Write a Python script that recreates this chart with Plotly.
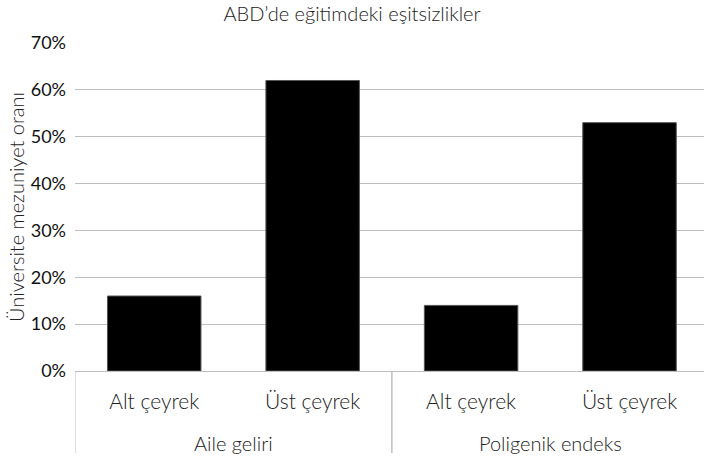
import plotly.graph_objects as go

groups = ["Aile geliri", "Aile geliri", "Poligenik endeks", "Poligenik endeks"]
quartiles = ["Alt çeyrek", "Üst çeyrek", "Alt çeyrek", "Üst çeyrek"]
values = [0.16, 0.62, 0.14, 0.53]

title = "ABD’de eğitimdeki eşitsizlikler"
y_title = "Üniversite mezuniyet oranı"
y_ticks = [0, 0.1, 0.2, 0.3, 0.4, 0.5, 0.6, 0.7]

light = "Lato, Roboto, sans-serif"
txt = "#222222"

positions = list(range(len(values)))

fig = go.Figure(go.Bar(
    x=positions,
    y=values,
    marker=dict(color="black", line=dict(color="#555555", width=1)),
))

# group labels and dividers
group_names = []
for g in groups:
    if g not in group_names:
        group_names.append(g)
for g in group_names:
    idx = [i for i, gg in enumerate(groups) if gg == g]
    fig.add_annotation(x=sum(idx) / len(idx), y=-0.22, xref="x", yref="paper",
                       text=g, showarrow=False, yanchor="middle",
                       font=dict(family=light, size=20, color=txt, weight=300))
    fig.add_shape(type="line", x0=min(idx) - 0.5, x1=min(idx) - 0.5, xref="x",
                  y0=0, y1=-0.25, yref="paper", line=dict(color="#bfbfbf", width=1))
    fig.add_shape(type="line", x0=max(idx) + 0.5, x1=max(idx) + 0.5, xref="x",
                  y0=0, y1=-0.25, yref="paper", line=dict(color="#bfbfbf", width=1))

fig.update_layout(
    width=704, height=463,
    margin=dict(l=75, r=0, t=43, b=92),
    paper_bgcolor="white", plot_bgcolor="white",
    font=dict(family=light, size=20, color=txt),
    title=dict(text=title, x=0.5, xanchor="center", y=0.985, yanchor="top",
               font=dict(family=light, size=20, color=txt, weight=300)),
    bargap=0.41,
    showlegend=False,
)
fig.update_xaxes(
    tickvals=positions, ticktext=quartiles,
    tickfont=dict(family=light, size=21, color=txt, weight=300),
    ticklabelstandoff=12,
    showline=True, linecolor="#bfbfbf", linewidth=1,
    ticks="", showgrid=False, zeroline=False,
    range=[-0.5, 3.47], automargin=False,
)
fig.update_yaxes(
    range=[0, 0.7], tickvals=y_ticks, tickformat=".0%",
    tickfont=dict(family="Lato, Roboto, sans-serif", size=18, color="#111111"),
    showgrid=True, gridcolor="#bfbfbf", gridwidth=1,
    zeroline=False, showline=False, ticks="",
    ticklabelstandoff=8, automargin=False,
    title=dict(text=y_title, standoff=0,
               font=dict(family=light, size=20, color=txt, weight=300)),
)

fig.write_html(
    "out.html",
    config={"displayModeBar": False},
    post_script="document.body.style.margin='0';document.body.style.overflow='hidden';",
)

============

#### Short problem
Reproduce the material above in full and without alteration, but skip all pictures.

#### Result of the task
Write a Python script that recreates this chart with Plotly.
import plotly.graph_objects as go

groups = ["Aile geliri", "Aile geliri", "Poligenik endeks", "Poligenik endeks"]
quartiles = ["Alt çeyrek", "Üst çeyrek", "Alt çeyrek", "Üst çeyrek"]
values = [0.16, 0.62, 0.14, 0.53]

title = "ABD’de eğitimdeki eşitsizlikler"
y_title = "Üniversite mezuniyet oranı"
y_ticks = [0, 0.1, 0.2, 0.3, 0.4, 0.5, 0.6, 0.7]

light = "Lato, Roboto, sans-serif"
txt = "#222222"

positions = list(range(len(values)))

fig = go.Figure(go.Bar(
    x=positions,
    y=values,
    marker=dict(color="black", line=dict(color="#555555", width=1)),
))

# group labels and dividers
group_names = []
for g in groups:
    if g not in group_names:
        group_names.append(g)
for g in group_names:
    idx = [i for i, gg in enumerate(groups) if gg == g]
    fig.add_annotation(x=sum(idx) / len(idx), y=-0.22, xref="x", yref="paper",
                       text=g, showarrow=False, yanchor="middle",
                       font=dict(family=light, size=20, color=txt, weight=300))
    fig.add_shape(type="line", x0=min(idx) - 0.5, x1=min(idx) - 0.5, xref="x",
                  y0=0, y1=-0.25, yref="paper", line=dict(color="#bfbfbf", width=1))
    fig.add_shape(type="line", x0=max(idx) + 0.5, x1=max(idx) + 0.5, xref="x",
                  y0=0, y1=-0.25, yref="paper", line=dict(color="#bfbfbf", width=1))

fig.update_layout(
    width=704, height=463,
    margin=dict(l=75, r=0, t=43, b=92),
    paper_bgcolor="white", plot_bgcolor="white",
    font=dict(family=light, size=20, color=txt),
    title=dict(text=title, x=0.5, xanchor="center", y=0.985, yanchor="top",
               font=dict(family=light, size=20, color=txt, weight=300)),
    bargap=0.41,
    showlegend=False,
)
fig.update_xaxes(
    tickvals=positions, ticktext=quartiles,
    tickfont=dict(family=light, size=21, color=txt, weight=300),
    ticklabelstandoff=12,
    showline=True, linecolor="#bfbfbf", linewidth=1,
    ticks="", showgrid=False, zeroline=False,
    range=[-0.5, 3.47], automargin=False,
)
fig.update_yaxes(
    range=[0, 0.7], tickvals=y_ticks, tickformat=".0%",
    tickfont=dict(family="Lato, Roboto, sans-serif", size=18, color="#111111"),
    showgrid=True, gridcolor="#bfbfbf", gridwidth=1,
    zeroline=False, showline=False, ticks="",
    ticklabelstandoff=8, automargin=False,
    title=dict(text=y_title, standoff=0,
               font=dict(family=light, size=20, color=txt, weight=300)),
)

fig.write_html(
    "out.html",
    config={"displayModeBar": False},
    post_script="document.body.style.margin='0';document.body.style.overflow='hidden';",
)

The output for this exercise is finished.